Terrance Gore wants to show Royals he has more than just speed
Royals fans will carry many memories from those special 2014 and 2015 seasons.
Lorenzo Cain scoring from first. Mike Moustakas’ catch on the rail. Eric Hosmer’s mad dash. The lockdown bullpen. And, yes, Terrance Gore terrorizing opposing defenses on the base paths.
But like those others, Gore’s time in the Royals organization is over. He was traded Wednesday to the Chicago Cubs for cash considerations.
Gore, who appeared in 49 games over four seasons and stole 21 bases without recording a hit, made an instant impact when he was put on the 40-man roster and joined the team late in 2014. Used mainly as a pinch runner, Gore stole five bases in 11 games, and once scored from second on an infield single by Cain.
“It was one heck of a ride, I can tell you that,” Gore said. “I could personally see the pitchers, as soon as I walked across the field to get on base, the look on their face like, ‘Here comes Gore. Great.’“
Gore appeared in six postseason series for the Royals over two seasons, missing only the 2015 World Series. He swiped four bases in eight playoff games and scored a pair of runs, including one in the 2014 World Series.
The 5-foot-7, 165-pound Gore had 14 plate appearances in the regular season with the Royals and he struck out four times with one walk and 14 runs scored.
This season, Gore was batting .211 with 16 stolen bases for Class AAA Omaha.

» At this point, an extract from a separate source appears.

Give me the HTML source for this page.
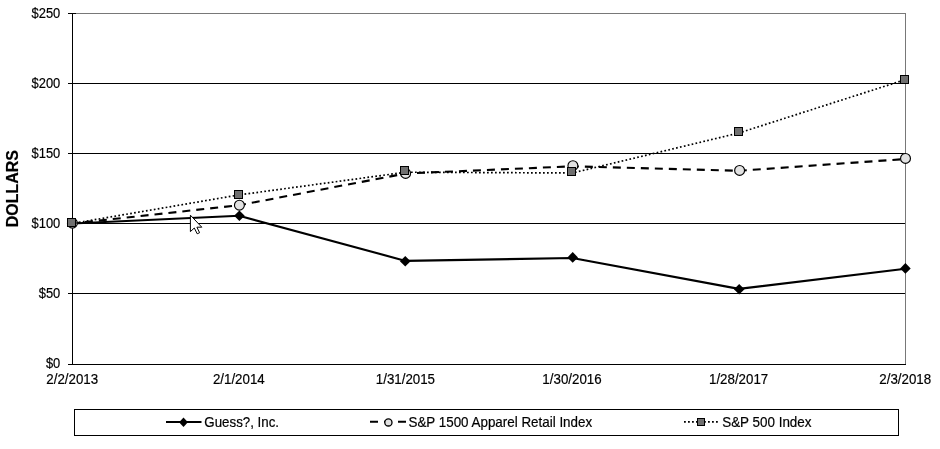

Gore, who will join the Cubs’ Class AAA affiliate in Iowa, was the Royals’ 20th-round pick in the 2011 draft. After the trade was announced, he reached out to general manager Dayton Moore and assistant manager J.J. Picollo to show his appreciation for their support through the years.
“I just want to thank the fans, coaches, teammates and front office staff for their continued support,” Gore said. “I was lucky enough spend eight seasons in the Royals system and experience two World Series. I will always be thankful for Kansas City and the opportunities they have given me.”
A couple of now former teammates reached out on Twitter, including left-hander Danny Duffy, who wrote: “G baby another good one. We’ll miss you kid! Good luck bro! Thanks for the memories brother”
Royals fans also expressed sadness that Gore is with a new organization. That didn’t come as a surprise to Gore.
“We treat the fans more like family,” Gore said. “So when you say somebody leaves it is like losing a brother or sister. That’s why it’s so hard to leave Kansas City.”